Best practices for managing metrics

Metric names

Choosing and maintaing a good naming convention helps you more easily identify what metrics to track more closesly for indications of system health.

Naming conventions

  • Maintain a consistent naming scheme for your metrics.

    A common naming convention should follow this pattern:

    `<application>_<metric_name>_<metric_type>`.
  • Order names in a manner that leads to convenient grouping when listing metrics, or searching for metrics:

    advanced_functions_server_data_fetch_latency_bucket
    advanced_functions_server_http_request_fetch_latency_bucket
    advanced_functions_server_model_predict_latency_bucket

    Avoid using these types of metric names:

    azure_devices_iothubs_c2d_twin_read_failure
    azure_devices_iothubs_c2d_twin_read_success
  • Avoid using the words success and failure in the metric name. Instead, save these for labels used by the metric. This approach makes it easier to create queries.

  • Consult the [Prometheus Metric and Label Naming](https://prometheus.io/docs/practices/naming/,role=external,window=_blank) documentation for more details on best naming practices.

Cardinality

Cardinality is the number of unique time series (usings label combinations) stored in the database. Metrics that have high cardinality, or many unique label combinations. High cardnality potentially impacts performance and resource usage.

A simple way to measure cardinality is to take the number of values in each label, and multiplying them. For example, http_requests_total has three labels, method has 4 values, status has 10 values, and path has 100 values. The cardinality estimate for this metric would be 4 * 10 * 100 = 4,000

A metric with high cardinality can begin to impact performnace in the time range of the data that you examine. As a general rule, we consider metrics with a cardinality at 10,000 as high cardinality metrics.

Using labels

Labels both identify and categorize your metrics. They form the foundation of Prometheus’s dimensional data model.

Consider the following code example:

http_requests_total{method="GET", status="200"} 1234
http_requests_total{method="POST", status="404"} 5

Keep labels meaningful

Make sure your labels provide enough information and context when creating queries and troubleshooting.

Avoid too many unique labels

The number of time series that you need depends on the number of labels in combination with other labels. When you have a large number of unique label values, or high cardinality, it can quickly consume storage and then impact performance.

Avoid Inconsistent labeling

Inconsistent use of labels can lead to difficulties in building and understanding queries.

Avoid overuse of labels

Avoid using labels that never get used in either queries or filters. This practice can impact performance by increasing the number of time series, and often complicates query usage between teams.

Consider label size

Don’t use long labels or values. Be concise, because overly long labels are harder to type and remember.

Alternatively, labels that are too short can be too cryptic, and hard to understand. Attempt to strike a balance to achive clarity.

These guidelines also apply to label values.

Scrape configuration

Use a higher scrape interval of 30s to 60s.

+ Shorter intervals (10-15 seconds) provide more granular data, and increase the volume of work performed by collectors and the target Kloudfuse cluster.
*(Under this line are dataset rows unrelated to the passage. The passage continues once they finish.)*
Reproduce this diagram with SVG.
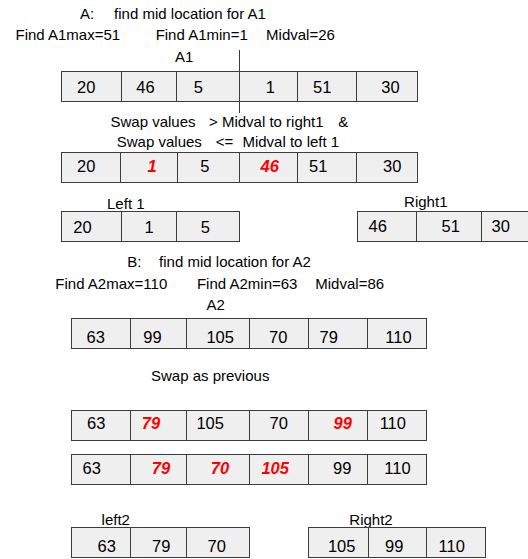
<svg xmlns="http://www.w3.org/2000/svg" width="528" height="559" viewBox="0 0 528 559">
<style>
text{font-family:"Liberation Sans",Arial,sans-serif;fill:#000}
.h{font-size:15px}
.c{font-size:16.5px;text-anchor:middle}
.m{text-anchor:middle}
.r{fill:#ff0000;font-weight:bold;font-style:italic}
.box{fill:#efefef;stroke:#3c3c3c;stroke-width:1}
.div{stroke:#3c3c3c;stroke-width:1}
</style>
<rect width="528" height="559" fill="#ffffff"/>
<g id="headerA">
<text class="h" x="80" y="18.5">A:</text>
<text class="h m" x="190" y="18.5">find mid location for A1</text>
<text class="h m" x="67.8" y="39.5">Find A1max=51</text>
<text class="h m" x="201.7" y="39.5">Find A1min=1</text>
<text class="h m" x="300.5" y="39.5">Midval=26</text>
</g>
<g id="A1">
<text class="h m" x="184.2" y="61.5">A1</text>
<rect class="box" x="61.5" y="71.5" width="356" height="30"/>
<path class="div" d="M121.5 71.5V101.5M176.5 71.5V101.5M239.5 71.5V101.5M297.5 71.5V101.5M356.5 71.5V101.5"/>
<text class="c" x="86.3" y="93">20</text>
<text class="c" x="145.5" y="93">46</text>
<text class="c" x="198.3" y="93">5</text>
<text class="c" x="270.3" y="93">1</text>
<text class="c" x="322.2" y="93">51</text>
<text class="c" x="390.5" y="93">30</text>
</g>
<g id="connectors">
<line class="div" x1="239.5" y1="50" x2="239.5" y2="113"/>
</g>
<g id="swapText">
<text class="h m" x="153" y="126.5">Swap values</text>
<text class="h m" x="266.3" y="126.5">&gt; Midval to right1</text>
<text class="h m" x="343.3" y="126.5">&amp;</text>
<text class="h m" x="159.3" y="146.5">Swap values</text>
<text class="h m" x="224.5" y="146.5">&lt;=</text>
<text class="h m" x="290.8" y="146.5">Midval to left 1</text>
</g>
<g id="A1swapped">
<rect class="box" x="61.5" y="152.5" width="356" height="30"/>
<path class="div" d="M120.5 152.5V182.5M177.5 152.5V182.5M239.5 152.5V182.5M297.5 152.5V182.5M356.5 152.5V182.5"/>
<text class="c" x="86.3" y="171.5">20</text>
<text class="c r" x="152" y="171.5">1</text>
<text class="c" x="204.8" y="171.5">5</text>
<text class="c r" x="269.7" y="171.5">46</text>
<text class="c" x="318.3" y="171.5">51</text>
<text class="c" x="392.2" y="171.5">30</text>
</g>
<g id="Left1">
<text class="h m" x="125.8" y="208.5">Left 1</text>
<rect class="box" x="61.5" y="211.5" width="178" height="30"/>
<path class="div" d="M121.5 211.5V241.5M176.5 211.5V241.5"/>
<text class="c" x="82.5" y="232.5">20</text>
<text class="c" x="149.2" y="232.5">1</text>
<text class="c" x="205.3" y="232.5">5</text>
</g>
<g id="Right1">
<text class="h m" x="425.8" y="207">Right1</text>
<rect class="box" x="357.5" y="211.5" width="180" height="30"/>
<path class="div" d="M416.5 211.5V241.5M481.5 211.5V241.5"/>
<text class="c" x="377.8" y="232">46</text>
<text class="c" x="450.8" y="232">51</text>
<text class="c" x="500.8" y="232">30</text>
</g>
<g id="headerB">
<text class="h" x="127.3" y="266.7">B:</text>
<text class="h m" x="235" y="266.7">find mid location for A2</text>
<text class="h m" x="111.3" y="288.5">Find A2max=110</text>
<text class="h m" x="247.2" y="288.5">Find A2min=63</text>
<text class="h m" x="349.7" y="288.5">Midval=86</text>
</g>
<g id="A2">
<text class="h m" x="215.8" y="310">A2</text>
<rect class="box" x="71.5" y="318.5" width="355" height="30"/>
<path class="div" d="M130.5 318.5V348.5M186.5 318.5V348.5M249.5 318.5V348.5M308.5 318.5V348.5M367.5 318.5V348.5"/>
<text class="c" x="95.8" y="343">63</text>
<text class="c" x="152.5" y="343">99</text>
<text class="c" x="220.2" y="343">105</text>
<text class="c" x="278.3" y="343">70</text>
<text class="c" x="328.7" y="343">79</text>
<text class="c" x="398.5" y="343">110</text>
</g>
<g id="swapPrev">
<text class="h m" x="210.2" y="380.7">Swap as previous</text>
</g>
<g id="A2step1">
<rect class="box" x="71.5" y="410.5" width="355" height="30"/>
<path class="div" d="M130.5 410.5V440.5M186.5 410.5V440.5M249.5 410.5V440.5M308.5 410.5V440.5M367.5 410.5V440.5"/>
<text class="c" x="96.3" y="428.5">63</text>
<text class="c r" x="151" y="428.5">79</text>
<text class="c" x="210.2" y="428.5">105</text>
<text class="c" x="278.7" y="428.5">70</text>
<text class="c r" x="342.8" y="428.5">99</text>
<text class="c" x="392.8" y="428.5">110</text>
</g>
<g id="A2step2">
<rect class="box" x="71.5" y="454.5" width="355" height="30"/>
<path class="div" d="M130.5 454.5V484.5M186.5 454.5V484.5M249.5 454.5V484.5M308.5 454.5V484.5M367.5 454.5V484.5"/>
<text class="c" x="91.7" y="473.5">63</text>
<text class="c r" x="161" y="473.5">79</text>
<text class="c r" x="220" y="473.5">70</text>
<text class="c r" x="275.2" y="473.5">105</text>
<text class="c" x="342.2" y="473.5">99</text>
<text class="c" x="397.5" y="473.5">110</text>
</g>
<g id="left2">
<text class="h m" x="115.8" y="525">left2</text>
<rect class="box" x="71.5" y="527.5" width="178" height="30"/>
<path class="div" d="M130.5 527.5V557.5M186.5 527.5V557.5"/>
<text class="c" x="106.7" y="551.5">63</text>
<text class="c" x="161.2" y="551.5">79</text>
<text class="c" x="216.7" y="551.5">70</text>
</g>
<g id="Right2">
<text class="h m" x="371" y="525">Right2</text>
<rect class="box" x="308.5" y="527.5" width="177" height="30"/>
<path class="div" d="M368.5 527.5V557.5M426.5 527.5V557.5"/>
<text class="c" x="341.7" y="551.5">105</text>
<text class="c" x="394.2" y="551.5">99</text>
<text class="c" x="451.7" y="551.5">110</text>
</g>
</svg>
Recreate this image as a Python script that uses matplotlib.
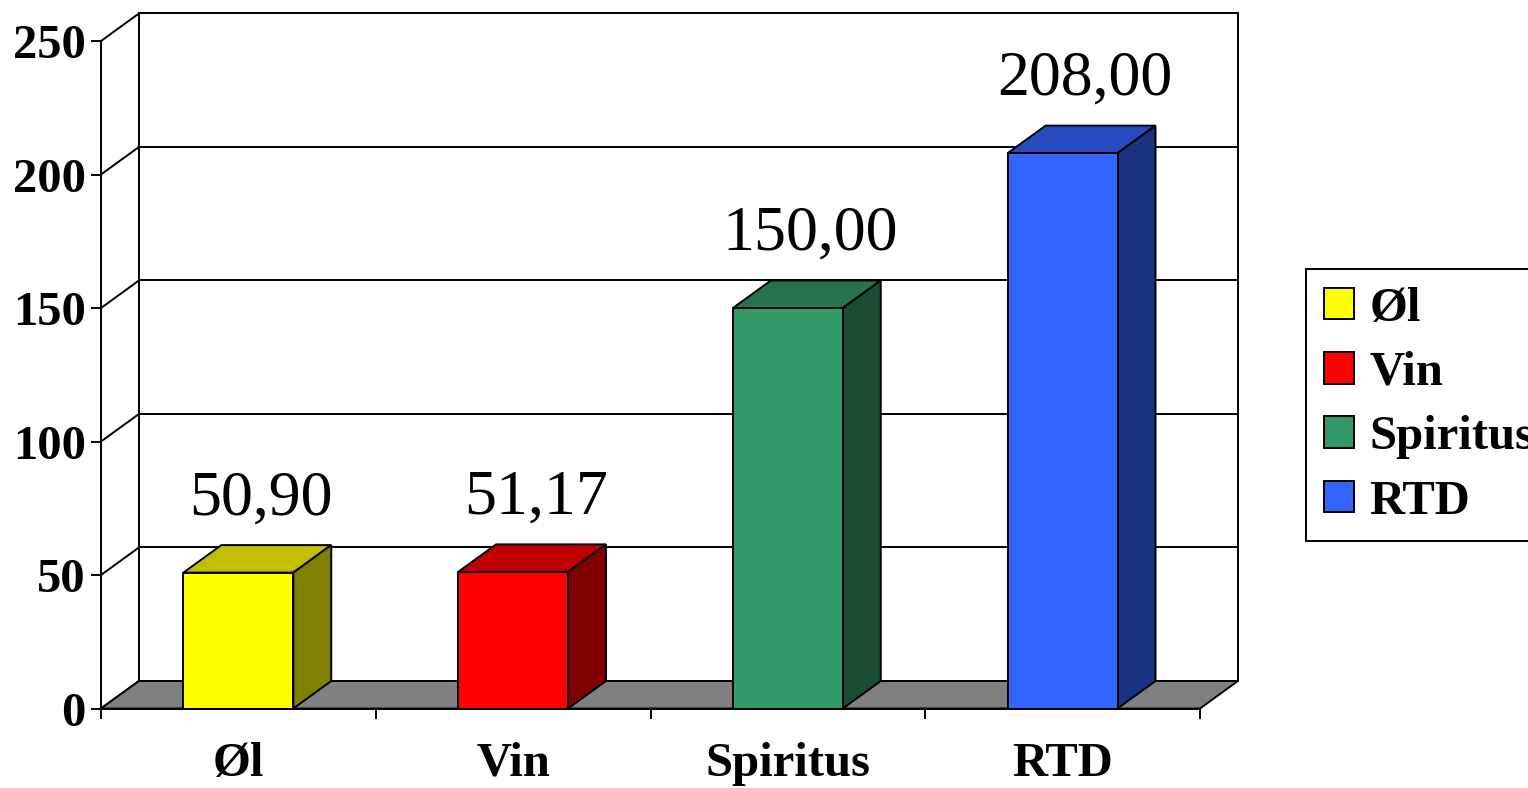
import matplotlib.pyplot as plt
from matplotlib.patches import Polygon, Rectangle


categories = ['Øl', 'Vin', 'Spiritus', 'RTD']
values = [50.90, 51.17, 150.00, 208.00]
front_colors = ['#FFFF00', '#FF0000', '#339966', '#3366FF']
top_colors = ['#C0C000', '#C00000', '#267350', '#264CC0']
side_colors = ['#808000', '#800000', '#1A4D33', '#1A3380']
y_ticks = [0, 50, 100, 150, 200, 250]

FIG_W, FIG_H = 1528, 788
DEPTH_X = 0.138   # depth offset, category units
DEPTH_Y = 10.3    # depth offset, value units
BAR_W = 0.4
LW = 1.4
BOLD = dict(family='Liberation Serif', weight='bold', size=35)


def fig_rect(left, top, right, bottom):
    return [left / FIG_W, 1 - bottom / FIG_H, (right - left) / FIG_W, (bottom - top) / FIG_H]


def draw_walls(ax, n, ymax):
    x0, x1 = -0.5, n - 0.5
    # back wall
    ax.add_patch(Rectangle((x0 + DEPTH_X, DEPTH_Y), x1 - x0, ymax, facecolor='white',
                           edgecolor='black', lw=LW, clip_on=False, zorder=1))
    for v in y_ticks:
        ax.plot([x0 + DEPTH_X, x1 + DEPTH_X], [v + DEPTH_Y, v + DEPTH_Y], color='black',
                lw=LW, clip_on=False, zorder=2)
        ax.plot([x0, x0 + DEPTH_X], [v, v + DEPTH_Y], color='black', lw=LW,
                clip_on=False, zorder=2)
    # floor
    floor = [(x0, 0), (x1, 0), (x1 + DEPTH_X, DEPTH_Y), (x0 + DEPTH_X, DEPTH_Y)]
    ax.add_patch(Polygon(floor, closed=True, facecolor='#808080', edgecolor='black',
                         lw=LW, clip_on=False, zorder=3))


def draw_bar(ax, xc, h, front, top, side, label):
    x0, x1 = xc - BAR_W / 2, xc + BAR_W / 2
    ax.add_patch(Polygon([(x0, h), (x1, h), (x1 + DEPTH_X, h + DEPTH_Y), (x0 + DEPTH_X, h + DEPTH_Y)],
                         closed=True, facecolor=top, edgecolor='black', lw=LW,
                         clip_on=False, zorder=4))
    ax.add_patch(Polygon([(x1, 0), (x1 + DEPTH_X, DEPTH_Y), (x1 + DEPTH_X, h + DEPTH_Y), (x1, h)],
                         closed=True, facecolor=side, edgecolor='black', lw=LW,
                         clip_on=False, zorder=4))
    ax.add_patch(Rectangle((x0, 0), BAR_W, h, facecolor=front, edgecolor='black', lw=LW,
                           clip_on=False, zorder=5, label=label))


def main():
    fig = plt.figure(figsize=(FIG_W / 100, FIG_H / 100), dpi=100)
    ax = fig.add_axes(fig_rect(101, 41, 1200, 708.5))
    ax.patch.set_visible(False)

    n = len(categories)
    ax.set_xlim(-0.5, n - 0.5)
    ax.set_ylim(0, y_ticks[-1])

    draw_walls(ax, n, y_ticks[-1])
    for i, (cat, v) in enumerate(zip(categories, values)):
        draw_bar(ax, i, v, front_colors[i], top_colors[i], side_colors[i], cat)
        ax.text(i + DEPTH_X * 0.6, v + DEPTH_Y + 11.5, f"{v:.2f}".replace('.', ','),
                ha='center', va='baseline', family='Liberation Serif', size=46, zorder=6)

    for s in ['top', 'right']:
        ax.spines[s].set_visible(False)
    for s in ['left', 'bottom']:
        ax.spines[s].set_linewidth(LW)
        ax.spines[s].set_zorder(7)

    ax.set_yticks(y_ticks)
    ax.set_yticklabels([str(t) for t in y_ticks], fontdict=BOLD)
    ax.tick_params(axis='y', direction='out', length=7, width=LW, pad=4)

    ax.set_xticks(range(n))
    ax.set_xticklabels(categories, fontdict=BOLD)
    ax.set_xticks([i - 0.5 for i in range(n + 1)], minor=True)
    ax.tick_params(axis='x', which='major', length=0, pad=24)
    ax.tick_params(axis='x', which='minor', direction='out', length=7.5, width=LW)

    leg = ax.legend(loc='upper left', bbox_to_anchor=(1306 / FIG_W, 1 - 269 / FIG_H),
                    bbox_transform=fig.transFigure, borderaxespad=0, fancybox=False,
                    edgecolor='black', framealpha=1, prop=BOLD, handlelength=0.62,
                    handleheight=0.62, handletextpad=0.33, borderpad=0.36, labelspacing=0.42)
    leg.get_frame().set_linewidth(LW)

    fig.savefig('out.png', dpi=100)
    plt.close(fig)


if __name__ == '__main__':
    main()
Additionally, a lower granularity does not necessarially provide more useful information.

Use histograms to view percentile data

A histogram samples observations, like request durations or response sizes, and counts them in configurable buckets. It also provides a sum of all observed values.

By using a histogram, you can create queries that provide you with more options than a stand-alone counter. Consider using histograms for percentiles.

Use recording rules for expensive queries

When you have large or expensive queries, consider using recording rules. Pre-computing these queries helps improve performance at runtime.